Transforming industry through information altruism
*Note: This post was originally published on btopro.net January 21, 2011. As that site is being decommissioned and this post formulated the phrase IA~N is built on, I am including it here.
This posting is a refinement of a concept that I presented earlier on this blog: Using OSS to disrupt industries.
Through the title, I am suggesting that there are negative network-effects in the form of social impact with open source systems. In fact, I'll go so far to say that open source software can be used to collapse entire markets, both IT and non-IT. Much like having access to capital allows you to invest in ventures that often times generate more capital (once rich it's easier to become super-rich), the more available source code is, the easier it is to free-up more and more source code.
It also can cause closed-source projects to collapse (or at least their market to reduce) as more and more adopt open practices. An unfortunate fact though is that information walling often results in more jobs. The more hops information has to take, the more jobs were created to get there. How many people got put out of jobs because automation happened in the phone switch industry? I believe the same thing will soon be happening to those in the open source industry as the industry turns inward and puts itself out of work. First it'll be some projects taking each other out of the next few years thanks to market forces but at least in the Drupal community, I'm already seeing cracks.
People at the top asking for more and more control over the platform, even though it's the very thing that they went to open source to get away from. Here are some other examples I could come up with of where giving away code has far greater consequences then just giving code away.
Digital altruism collapsing digital form
Open source is an iterative process which leads to the open sourcing of more technologies that enable more people to do more with less technical knowledge. Apache leads to PHP / MySQL leads to Wordpress / Drupal systems. As a result, I've seen Dreamweaver (as an example) go from a tool that I used to build websites to a tool that I use to build code to allow others to build websites. This is the creative and destructive power of open source.
Digital altruism collapsing digital form and physical form
This doesn't have to just be contained to software platforms though. Wikipedia, leads to freer access to information, leads to marginalization of paid information sources (books, Encarta, etc) which collapses the previous silo-ing of knowledge in sources that had a cost of entry.
Digital Altruism collapsing the IT industry
Previous web-development shops had coders, site layout and design, producers, copy editors, graphic artists, server manager, all with different talents and skills. Now with the web landscape being as it is, the cost of entry has been lowered for everyone. As such, I don't need to know layout / design because of captured, open knowledge, in the form themes / templates.

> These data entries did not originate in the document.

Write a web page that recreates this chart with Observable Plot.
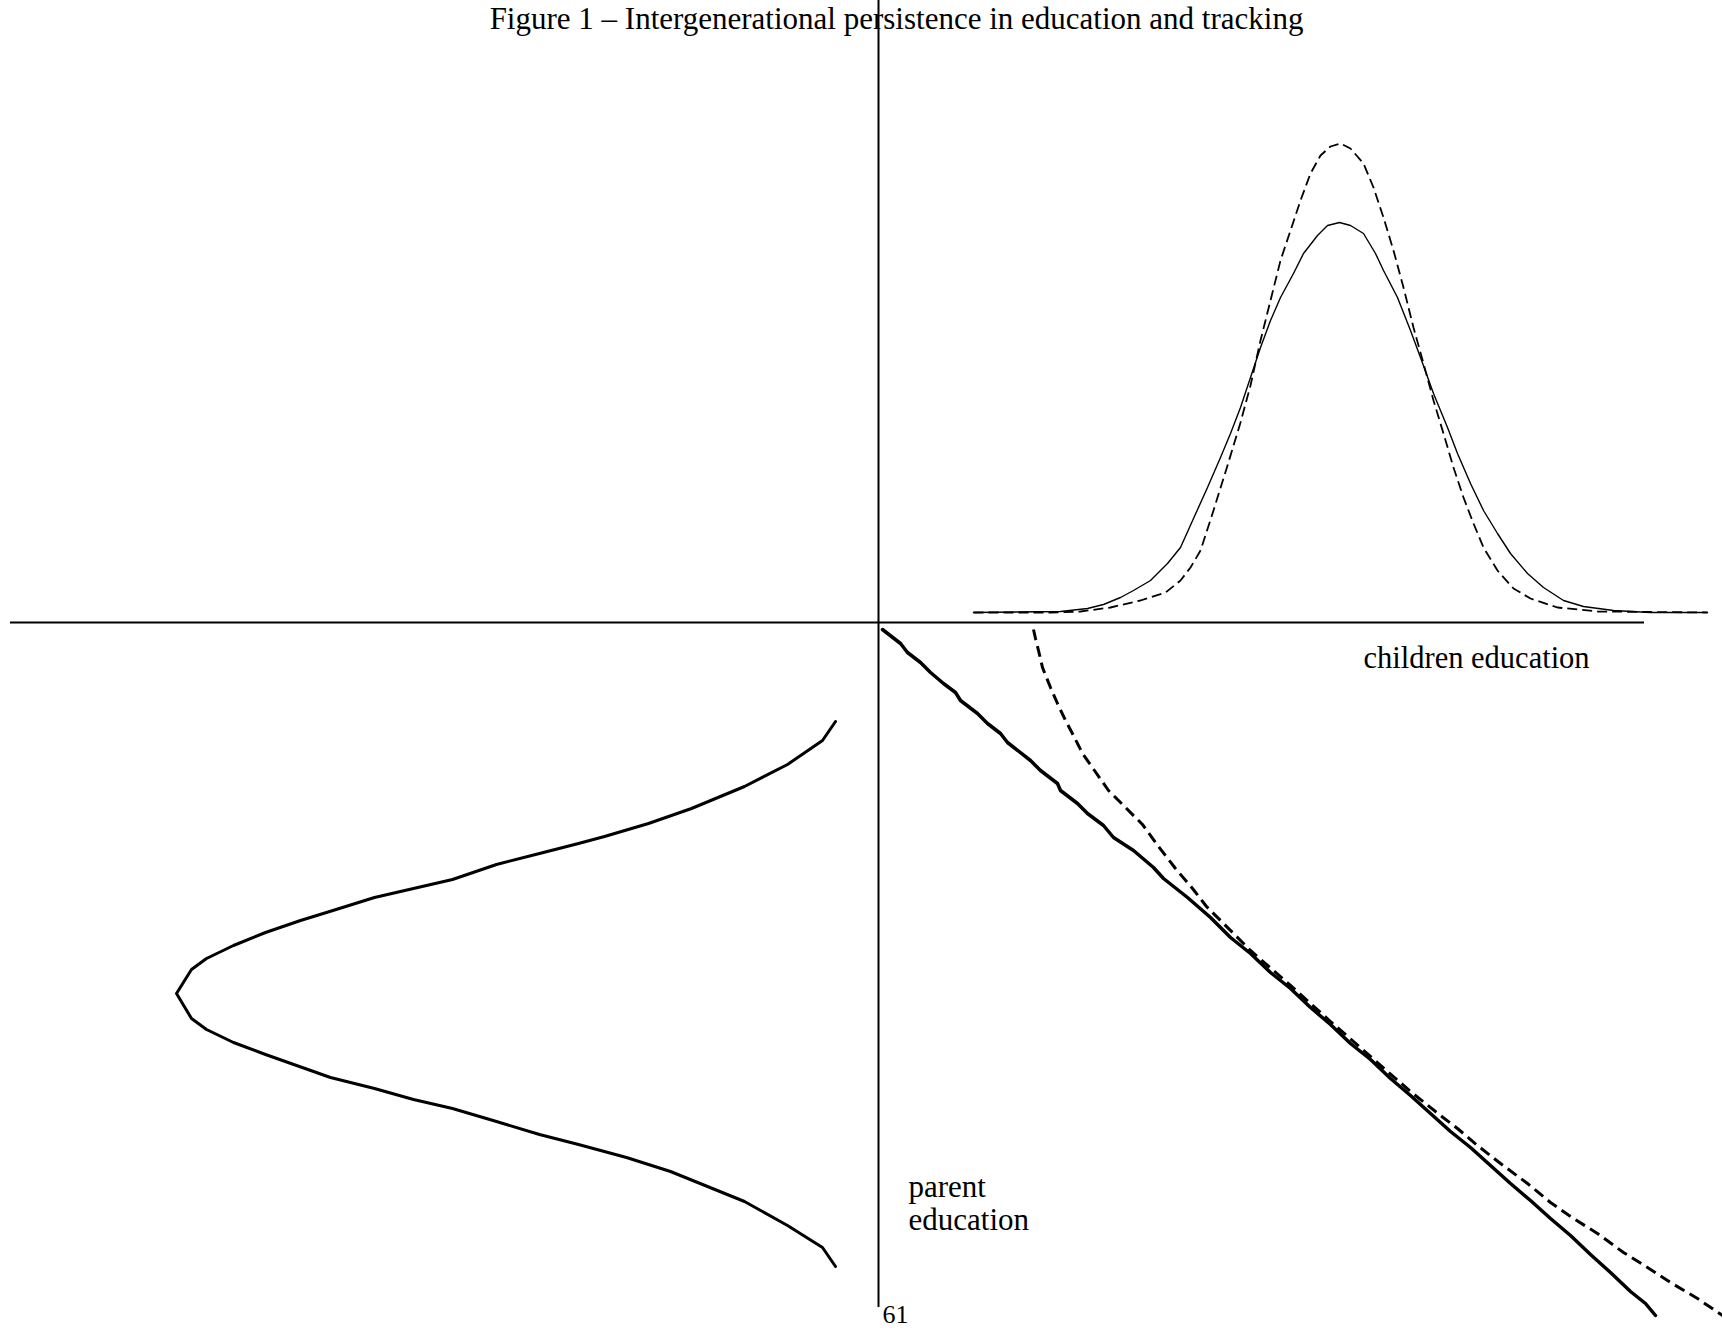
<!DOCTYPE html>
<html>
<head>
<meta charset="utf-8">
<script src="https://cdn.jsdelivr.net/npm/d3@7"></script>
<script src="https://cdn.jsdelivr.net/npm/@observablehq/plot@0.6"></script>
<style>
  html, body { margin: 0; padding: 0; background: #fff; }
  #chart svg { display: block; }
</style>
</head>
<body>
<div id="chart"></div>
<script>
// ---- Data (units: origin at the axes crossing; parent education grows downward) ----
const titleText = "Figure 1 – Intergenerational persistence in education and tracking";
const xLabel = "children education";
const yLabel = "parent\neducation";
const pageNumber = "61";

// Children education density, wider distribution (solid)
const childEduSolid = [0.95,1.82,2.09,2.25,2.42,2.55,2.72,2.89,3.02,3.15,3.29,3.42,3.52,3.62,3.72,3.82,3.92,4.02,4.15,4.25,4.39,4.49,4.61,4.72,4.85,4.97,5.05,5.19,5.32,5.42,5.55,5.69,5.79,5.92,6.05,6.19,6.32,6.49,6.65,6.85,7.05,7.35,7.72,8.29];
const densitySolid  = [0.10,0.11,0.14,0.18,0.25,0.32,0.42,0.59,0.75,1.04,1.35,1.65,1.89,2.15,2.45,2.75,3.02,3.25,3.49,3.69,3.87,3.97,4.00,3.97,3.89,3.69,3.52,3.25,2.92,2.65,2.29,1.95,1.69,1.39,1.12,0.89,0.69,0.49,0.35,0.22,0.16,0.12,0.10,0.10];

// Children education density, with tracking (dashed)
const childEduDashed = [0.95,1.72,2.02,2.32,2.62,2.87,3.02,3.12,3.22,3.35,3.49,3.62,3.72,3.82,3.92,4.02,4.12,4.22,4.32,4.42,4.52,4.62,4.72,4.85,4.95,5.05,5.15,5.25,5.35,5.45,5.55,5.65,5.75,5.85,5.95,6.05,6.19,6.35,6.52,6.79,7.19,8.29];
const densityDashed  = [0.10,0.10,0.11,0.15,0.22,0.30,0.42,0.55,0.72,1.12,1.57,2.00,2.37,2.82,3.22,3.62,3.92,4.22,4.49,4.67,4.76,4.79,4.74,4.59,4.35,4.05,3.72,3.35,2.95,2.59,2.22,1.89,1.55,1.25,0.99,0.75,0.52,0.34,0.24,0.15,0.11,0.10];

// Parent education density (drawn to the left of the vertical axis)
const parentEduLevels  = [0.99,1.18,1.42,1.64,1.86,2.01,2.14,2.21,2.31,2.42,2.57,2.66,2.75,2.90,2.98,3.10,3.23,3.36,3.47,3.71,3.96,4.07,4.20,4.32,4.55,4.66,4.77,4.86,4.99,5.12,5.22,5.35,5.49,5.79,6.03,6.25,6.44];
const parentDensity    = [0.43,0.56,0.91,1.34,1.87,2.30,2.74,3.00,3.39,3.82,4.26,4.65,5.04,5.52,5.78,6.13,6.45,6.72,6.87,7.02,6.87,6.72,6.45,6.13,5.48,5.04,4.65,4.26,3.82,3.39,3.00,2.52,2.08,1.34,0.91,0.56,0.43];

// Mapping parent education -> children education, no tracking (solid)
const mapSolidChild  = [0.04,0.22,0.29,0.42,0.52,0.65,0.77,0.82,0.99,1.09,1.22,1.29,1.52,1.62,1.79,1.82,1.99,2.09,2.25,2.35,2.55,2.75,2.85,3.09,3.32,3.52,3.72,3.92,4.12,4.32,4.52,4.72,4.92,5.12,5.32,5.52,5.72,5.92,6.12,6.32,6.52,6.72,6.92,7.12,7.32,7.52,7.67,7.77];
const mapSolidParent = [0.07,0.21,0.30,0.40,0.50,0.61,0.70,0.78,0.91,1.01,1.11,1.20,1.38,1.48,1.61,1.68,1.81,1.91,2.03,2.15,2.28,2.45,2.56,2.75,2.95,3.15,3.31,3.50,3.66,3.85,4.02,4.21,4.37,4.56,4.73,4.91,5.09,5.25,5.43,5.61,5.78,5.96,6.13,6.32,6.50,6.69,6.81,6.93];

// Mapping parent education -> children education, with tracking (dashed)
const mapDashedChild  = [1.55,1.57,1.60,1.64,1.72,1.79,1.87,1.96,2.04,2.16,2.30,2.46,2.64,2.80,2.97,3.14,3.28,3.44,3.72,4.12,4.52,4.92,5.32,5.62,5.79,5.99,6.22,6.49,6.72,6.95,7.19,7.45,7.69,7.92,8.19,8.44];
const mapDashedParent = [0.07,0.16,0.28,0.45,0.65,0.81,0.98,1.15,1.31,1.48,1.68,1.84,2.02,2.24,2.46,2.66,2.84,3.00,3.28,3.63,3.99,4.34,4.69,4.93,5.06,5.23,5.41,5.61,5.80,5.96,6.11,6.30,6.45,6.60,6.76,6.93];

// Axis extents (data units)
const hAxisExtent = [-8.68, 7.66];
const vAxisExtent = [-6.85, 6.22];

// ---- Build tables ----
const zip = (a, b, ka, kb) => a.map((v, i) => ({[ka]: v, [kb]: b[i]}));
const topSolid   = zip(childEduSolid, densitySolid, "edu", "dens");
const topDashed  = zip(childEduDashed, densityDashed, "edu", "dens");
const leftDens   = zip(parentEduLevels, parentDensity, "edu", "dens");
const mapSolid   = zip(mapSolidChild, mapSolidParent, "child", "parent");
const mapDashed  = zip(mapDashedChild, mapDashedParent, "child", "parent");

const font = "'Liberation Serif', 'DejaVu Serif', serif";

const chart = Plot.plot({
  width: 1722,
  height: 1331,
  margin: 0,
  x: {domain: [-8.78, 8.44], axis: null},
  y: {domain: [-7.09, 6.22], axis: null},
  style: {fontFamily: font, background: "white", color: "black"},
  marks: [
    Plot.ruleY([0], {x1: hAxisExtent[0], x2: hAxisExtent[1], stroke: "black", strokeWidth: 2}),
    Plot.ruleX([0], {y1: vAxisExtent[0], y2: vAxisExtent[1], stroke: "black", strokeWidth: 2}),
    Plot.line(topSolid, {x: "edu", y: "dens", stroke: "black", strokeWidth: 1.4}),
    Plot.line(topDashed, {x: "edu", y: "dens", stroke: "black", strokeWidth: 1.8, strokeDasharray: "10,5", strokeLinecap: "butt"}),
    Plot.line(leftDens, {x: d => -d.dens, y: d => -d.edu, stroke: "black", strokeWidth: 3}),
    Plot.line(mapSolid, {x: "child", y: d => -d.parent, stroke: "black", strokeWidth: 3.5}),
    Plot.line(mapDashed, {x: "child", y: d => -d.parent, stroke: "black", strokeWidth: 3, strokeDasharray: "11,6", strokeLinecap: "butt"}),
    Plot.text([titleText], {frameAnchor: "top", dx: 35, dy: 6, lineAnchor: "top", fontSize: 31, fill: "black"}),
    Plot.text([xLabel], {x: 4.85, y: -0.24, textAnchor: "start", lineAnchor: "top", fontSize: 30.5, fill: "black"}),
    Plot.text([yLabel], {x: 0.30, y: -5.51, textAnchor: "start", lineAnchor: "top", fontSize: 31, lineHeight: 1.07, fill: "black"}),
    Plot.text([pageNumber], {x: 0.04, y: -6.82, textAnchor: "start", lineAnchor: "top", fontSize: 26, fill: "black"})
  ]
});
document.getElementById("chart").append(chart);
</script>
</body>
</html>
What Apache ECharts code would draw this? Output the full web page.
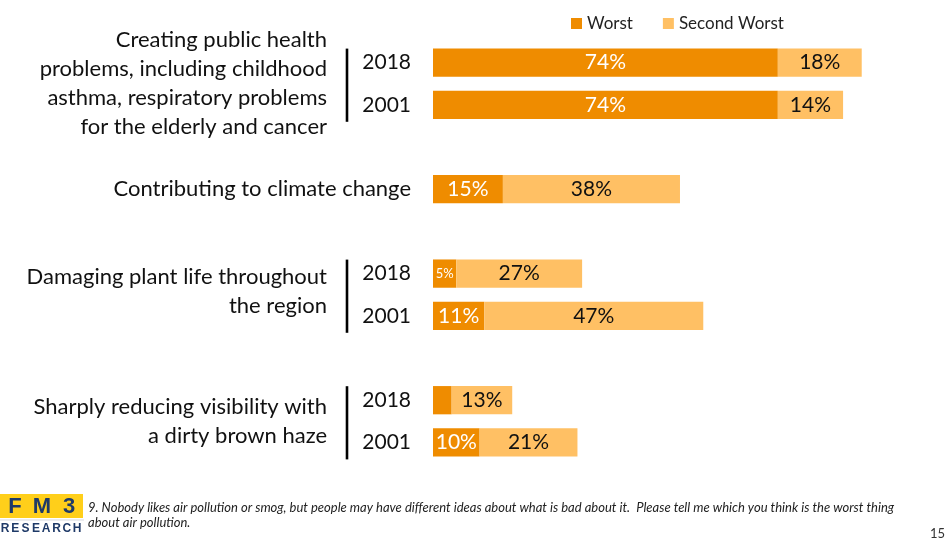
<!DOCTYPE html>
<html>
<head>
<meta charset="utf-8">
<script src="https://cdn.jsdelivr.net/npm/echarts@6/dist/echarts.min.js"></script>
<style>
html,body{margin:0;padding:0;background:#fff;}
#chart{width:948px;height:542px;}
</style>
</head>
<body>
<div id="chart"></div>
<script>
// ---- data ----
const categories = ['2018', '2001', '', 'Contributing to climate change', '', '2018', '2001', '', '2018', '2001'];
const worst = [74, 74, null, 15, null, 5, 11, null, 4, 10];
const secondWorst = [18, 14, null, 38, null, 27, 47, null, 13, 21];
const seriesNames = ['Worst', 'Second Worst'];
const groupLabels = [
  'Creating public health\nproblems, including childhood\nasthma, respiratory problems\nfor the elderly and cancer',
  'Damaging plant life throughout\nthe region',
  'Sharply reducing visibility with\na dirty brown haze'
];
const groupRows = [[0, 1], [5, 6], [8, 9]];
const hiddenWorstLabels = [8];
const smallWorstLabels = [5];
const footnote = '9. Nobody likes air pollution or smog, but people may have different ideas about what is bad about it.  Please tell me which you think is the worst thing\nabout air pollution.';
const pageNumber = '15';
const logoTop = ['F', 'M', '3'];
const logoBottom = ['R', 'E', 'S', 'E', 'A', 'R', 'C', 'H'];

const FONT = 'Lato, "Open Sans", "DejaVu Sans", sans-serif';
const C_WORST = '#EF8C00';
const C_SECOND = '#FFC064';

const chart = echarts.init(document.getElementById('chart'), null, {renderer: 'canvas'});

const worstData = worst.map((v, i) => {
  if (v == null) return null;
  const d = {value: v};
  if (hiddenWorstLabels.includes(i)) d.label = {show: false};
  else if (smallWorstLabels.includes(i)) d.label = {fontSize: 13};
  return d;
});

chart.setOption({
  animation: false,
  textStyle: {fontFamily: FONT},
  legend: {
    data: seriesNames,
    left: 566, top: 10,
    icon: 'rect', itemWidth: 11, itemHeight: 11, itemGap: 30,
    textStyle: {fontSize: 17, color: '#222', fontFamily: FONT}
  },
  grid: {left: 433, right: 49, top: 41.5, bottom: 78.5, containLabel: false},
  xAxis: {type: 'value', min: 0, max: 100, show: false, splitLine: {show: false}},
  yAxis: {
    type: 'category', data: categories, inverse: true,
    axisLine: {show: false}, axisTick: {show: false},
    axisLabel: {fontSize: 21, color: '#111', margin: 22, fontFamily: FONT,
      rich: {}, formatter: function (v) { return v; }}
  },
  series: [
    {
      name: seriesNames[0], type: 'bar', stack: 'a', data: worstData,
      barCategoryGap: '33%',
      itemStyle: {color: C_WORST},
      label: {show: true, position: 'inside', formatter: '{c}%', color: '#fff', fontSize: 21, fontFamily: FONT}
    },
    {
      name: seriesNames[1], type: 'bar', stack: 'a', data: secondWorst,
      itemStyle: {color: C_SECOND},
      label: {show: true, position: 'inside', formatter: '{c}%', color: '#111', fontSize: 21, fontFamily: FONT}
    }
  ]
});

// bigger font for the long single-row category label
chart.setOption({
  yAxis: {axisLabel: {
    formatter: function (v) { return v.length > 6 ? '{big|' + v + '}' : v; },
    rich: {big: {fontSize: 22, color: '#111', fontFamily: FONT}}
  }}
});

// group labels and separators placed from the axis scale
const gLeft = 433;
const elements = [];
groupRows.forEach((rows, gi) => {
  const yA = chart.convertToPixel({yAxisIndex: 0}, rows[0]);
  const yB = chart.convertToPixel({yAxisIndex: 0}, rows[1]);
  const mid = (yA + yB) / 2;
  elements.push({
    type: 'text',
    style: {
      text: groupLabels[gi], x: gLeft - 106, y: mid - (gi === 1 ? 3 : 0),
      textAlign: 'right', align: 'right', textVerticalAlign: 'middle', verticalAlign: 'middle',
      font: '22px ' + FONT, fill: '#111', lineHeight: 29
    }
  });
  elements.push({
    type: 'line',
    shape: {x1: gLeft - 86, y1: yA - 14, x2: gLeft - 86, y2: yB + 17},
    style: {stroke: '#000', lineWidth: 2.6}
  });
});

// footer: logo, footnote, page number
elements.push({type: 'rect', shape: {x: 0, y: 494, width: 83, height: 24}, style: {fill: '#FFCF1A'}});
logoTop.forEach((ch, i) => {
  elements.push({type: 'text', style: {text: ch, x: 15 + i * 27, y: 506.5, textAlign: 'center', align: 'center', textVerticalAlign: 'middle', verticalAlign: 'middle', font: 'bold 22px "Liberation Sans", sans-serif', fill: '#1F3A68'}});
});
logoBottom.forEach((ch, i) => {
  elements.push({type: 'text', style: {text: ch, x: 5 + i * 10.3, y: 529, textAlign: 'center', align: 'center', textVerticalAlign: 'middle', verticalAlign: 'middle', font: 'bold 12px "Liberation Sans", sans-serif', fill: '#1F3A68'}});
});
elements.push({type: 'line', shape: {x1: 0, y1: 520, x2: 84, y2: 520}, style: {stroke: '#d5d8de', lineWidth: 1}});
elements.push({type: 'text', style: {text: footnote, x: 88, y: 500, textAlign: 'left', align: 'left', textVerticalAlign: 'top', verticalAlign: 'top', font: 'italic 13px ' + FONT, fill: '#222', lineHeight: 15}});
elements.push({type: 'text', style: {text: pageNumber, x: 945, y: 534, textAlign: 'right', align: 'right', textVerticalAlign: 'middle', verticalAlign: 'middle', font: '13px ' + FONT, fill: '#333'}});

chart.setOption({graphic: {elements: elements}});
</script>
</body>
</html>
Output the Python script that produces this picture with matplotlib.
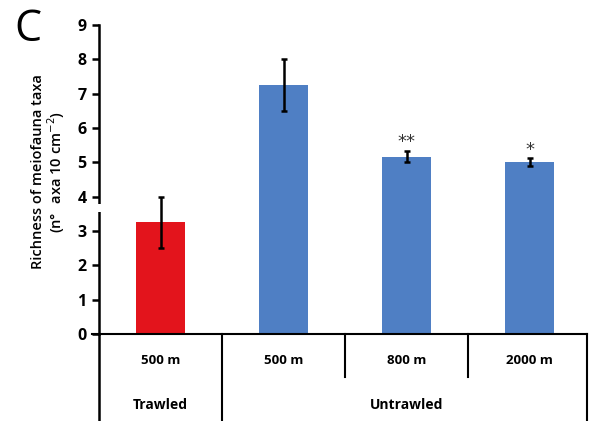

I don't need copy editors (or as many) because everyone can self-moderate content as well as use small publishing workflows to release content. Server management consoles exist and captured knowledge in the form of things like MAMP and XAMPP (not to mention open source based services like wordpress.com) make it easy to get a site up and off the ground. Come to think of it, I don't even need me, the coder, because other coders have captured install and configuration knowledge in the CMS like wordpress.com.
No, the only person "needed" to produce a high quality website with new content is the content author and maybe a manager (though those could be the same person).
What's the trend I'm seeing currently? We're going from a world where there are less hubs and less authorities. Where information can be created and disseminated so quickly that newspapers and traditional TV media aren't going away entirely, but are definitely being softened in tone. If I want an opinion I can go anywhere and get it and that's great (most people already know this).
But what I also see happening, is that we're collapsing our own industry. I see less and less people wanting to get into the IT sector because those that have come before them have made things so easy, so wyziwig'ed, so fast that it's not interesting to them. This will lead to less ideas, less choice, and only a few technical authorities who can effectively kick the door shut on all those who come after them. A truly, Apple (and a few others) world of elite companies as well as a few elite open source advocates along for the ride.
Connect the dots, speak out for more choice, question why someone is giving you something for free ;).